# Number of connections allowed--



## ALC Rail Writer (Jul 23, 2009)

You can connect to the CS in LAX via the SWC... the CS connects to the EB in PDX. So you can put CHI-PDX on the website and get a SWC-CS option. You can put in LAX-SPK and get a CS and EB option... So why can't you put in any station along the SWC's route to any city on the EB's route and get a SWC/CS/EB option? For instance, LAM to SPK-- you don't even get an option of any rail service!


----------



## the_traveler (Jul 23, 2009)

I don't think there is a specific limit on connections. I think it is some limitations of ARROW instead.

Using an example from my trip  , If I enter ONA (Ontario, CA) to BHM (Birmingham, AL), I'm offered the SL/Crescent OR the TE (to CHI)/CL (to WAS)/Crescent! (Which do you think I chose? :lol: ) If I entered LAX to BHM, I'm only offered the SWC/CL/Crescent or IIRC SL/Crescent. (Even though ONA is less than 1 hour from LAX.)

BTW: The $9 ticket for LAX-ONA is one of the best $9 I spent!


----------



## ALC Rail Writer (Jul 23, 2009)

the_traveler said:


> I don't think there is a specific limit on connections. I think it is some limitations of ARROW instead.
> Using an example from my trip  , If I enter ONA (Ontario, CA) to BHM (Birmingham, AL), I'm offered the SL/Crescent OR the TE (to CHI)/CL (to WAS)/Crescent! (Which do you think I chose? :lol: ) If I entered LAX to BHM, I'm only offered the SWC/CL/Crescent or IIRC SL/Crescent. (Even though ONA is less than 1 hour from LAX.)
> 
> BTW: The $9 ticket for LAX-ONA is one of the best $9 I spent!

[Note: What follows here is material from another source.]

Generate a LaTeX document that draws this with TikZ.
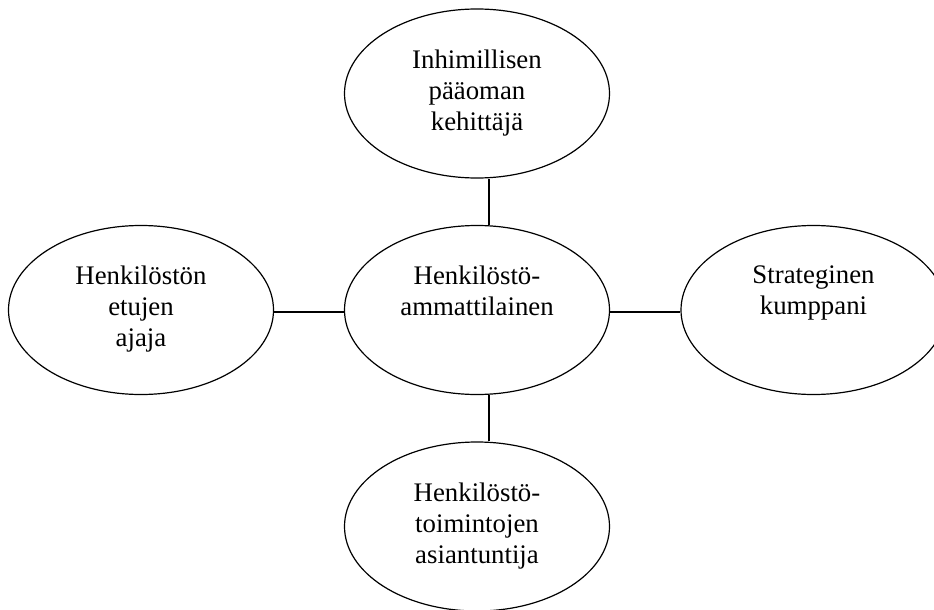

How is Ontario, Canada less than one hour from LAX??

So if they don't limit connections, why is LAM-SPK via LAX and PDX not a valid route... in fact, why can't you book it at all without a multi-city option?


----------



## Ryan (Jul 23, 2009)

Because he's talking about Ontario, CALIFORNIA.


----------



## ALC Rail Writer (Jul 23, 2009)

HokieNav said:


> Because he's talking about Ontario, CALIFORNIA.


:blink:

It's not my fault that when I talk to my friends in Toronto, I say "Toronto, CA"


----------



## gswager (Jul 24, 2009)

ALC_Rail_Writer said:


> HokieNav said:
> 
> 
> > Because he's talking about Ontario, CALIFORNIA.
> ...


That happened to me when they said that! I used to live in Chino, Ontario's city neighbor, since "Ontario" is more well-known name than Chino. "Oh, in Canada," they replied. Or in that case to Californians, some people think of Chico, not Chino.

How's that with New Mexico vs. Mexico?


----------



## sechs (Jul 24, 2009)

HokieNav said:


> Because he's talking about Ontario, CALIFORNIA.


I would have thought the fact that Amtrak doesn't have an "Ontario" stop in Canada -- and definitely not one with the symbol ONA -- would have been the tip-off....


----------



## the_traveler (Jul 24, 2009)

sechs said:


> HokieNav said:
> 
> 
> > Because he's talking about Ontario, CALIFORNIA.
> ...


And even though you can take Amtrak to Ontario in Canada, they are not Amtrak stations. The Maple Leaf is operated by VIA once it enters Ontario - so they're VIA stops!


----------



## Bob Dylan (Jul 24, 2009)

the_traveler said:


> sechs said:
> 
> 
> > HokieNav said:
> ...


But not after today if VIA is on strike!Theyll be Greyhound of Canada stops!(Thats a dog with a Maple Leaf on it! :lol: )


----------



## ALC Rail Writer (Jul 24, 2009)

All right all right!

*Takes the dunce hat and sits in the corner*

Anybody want to answer my question as to why you can't book a trip LAM-SPK when you can book LAM-PDX via LAX validly?


----------



## jmbgeg (Jul 24, 2009)

ALC_Rail_Writer said:


> All right all right!
> *Takes the dunce hat and sits in the corner*
> 
> Anybody want to answer my question as to why you can't book a trip LAM-SPK when you can book LAM-PDX via LAX validly?


Only thing I can think is that the trip to PDX ends on the CS, while the SPK final destination ads the CS to EB eastbound connection. Should still work because the CS to EB PDX connection is a guaranteed connection now.


----------



## ALC Rail Writer (Jul 24, 2009)

jmbgeg said:


> ALC_Rail_Writer said:
> 
> 
> > All right all right!
> ...


Exactly-- that's my point. It should be a valid routing.


----------